It is clear that the fields \(u(\mathbf {x})\), \(v(\mathbf {x})\) and \(\varphi (\mathbf {x})\) can be represented in spherical coordinates and decomposed as

$$\begin{aligned}&u(\mathbf {x})=u_{sp}(r)+u_{nsp}(\mathbf {x}),\quad v(\mathbf {x})=v_{sp}(r)+v_{nsp}(\mathbf {x}),\nonumber \\&\varphi (\mathbf {x})=\varphi _{sp}(r)+\varphi _{nsp}(\mathbf {x}), \end{aligned}$$

(28)

where \(u_{sp}(r)\), \(v_{sp}(r)\) and \(\varphi _{sp}(r)\) are spherically symmetric, whereas \(u_{nsp}(\mathbf {x})\), \(v_{nsp}(\mathbf {x})\) and \(\varphi _{nsp}(\mathbf {x})\) are non-spherically symmetric (i.e., include all the modes with the nonzero momenta l in spherical coordinates). The equations of motion for the spherically symmetric parts of the fields and for the non-spherically symmetric parts of the fields decouple.
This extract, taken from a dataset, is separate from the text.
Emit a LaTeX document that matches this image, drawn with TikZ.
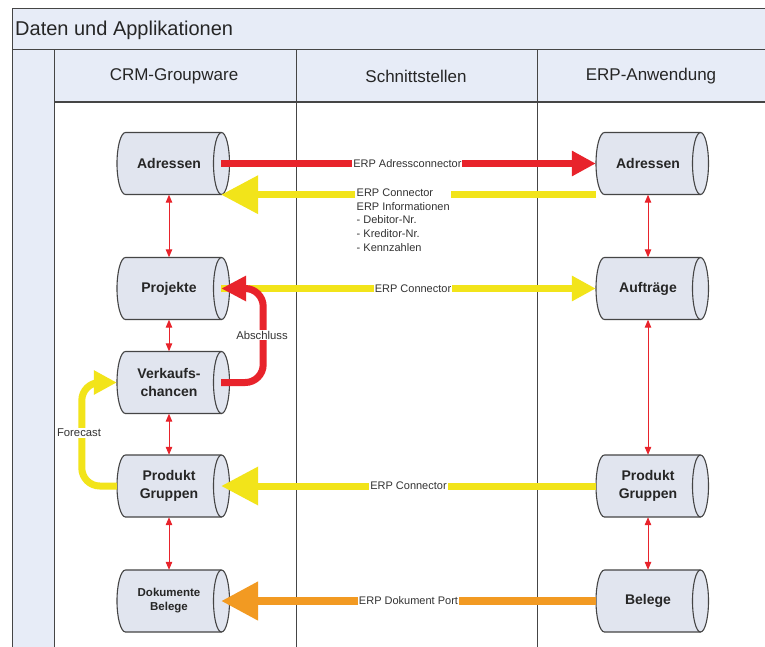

In particular, for \(u_{nsp}(\mathbf {x})\), \(v_{nsp}(\mathbf {x})\) and \(\varphi _{nsp}(\mathbf {x})\) we get

$$\begin{aligned}&L_{+}\begin{pmatrix} u_{nsp} \\ \varphi _{nsp} \end{pmatrix}=-\gamma ^{2}\begin{pmatrix} u_{nsp} \\ \frac{1}{2}\varphi _{nsp} \end{pmatrix}+2\omega \gamma \begin{pmatrix} v_{nsp} \\ 0 \end{pmatrix}, \end{aligned}$$

(29)

$$\begin{aligned}&L_{v}v_{nsp}=-\gamma ^{2}v_{nsp}-2\omega \gamma u_{nsp}, \end{aligned}$$

(30)

where \(L_{v}=-\varDelta +(m^{2}-\omega ^{2}+hg)\). Now let us multiply equation (29) by \(\begin{pmatrix} u_{nsp}&\varphi _{nsp}\end{pmatrix}\) and integrate the result over the space. Then, let us multiply Eq. (30) by \(v_{nsp}\) and integrate the result over the space. Combining the resulting expressions, we can obtain

$$\begin{aligned}&\int \begin{pmatrix} u_{nsp}&\varphi _{nsp}\end{pmatrix}L_{+}\begin{pmatrix} u_{nsp} \\ \varphi _{nsp} \end{pmatrix} d^{3}x+\int v_{nsp}L_{v} v_{nsp} d^{3}x \nonumber \\&=-\gamma ^{2}\int \left( u_{nsp}^{2}+\frac{1}{2}\varphi _{nsp}^{2}+v_{nsp}^{2}\right) d^{3}x. \end{aligned}$$

(31)

Recall that there is only one negative eigenvalue of the operator \(L_{+}\), the corresponding eigenfunction is spherically symmetric. Thus, the first integral in (31) is nonnegative. Next, recall that \(L_{v}f=0\), which is just the equation for the Q-ball profile f(r). Since the function f(r) has no nodes, it corresponds to the lowest eigenvalue of the operator \(L_{v}\), which is equal to zero. Thus, the second integral in (31) is also nonnegative (and it is equal to zero only for \(v_{nsp}\equiv 0\)). Consequently, relation (31) cannot be fulfilled for \(\gamma ^{2}>0\), which means that instability mode can be only spherically symmetric.

Fig. 4

The normalized eigenfunction corresponding to \(\varLambda _{0}^{0}\approx -0.474\)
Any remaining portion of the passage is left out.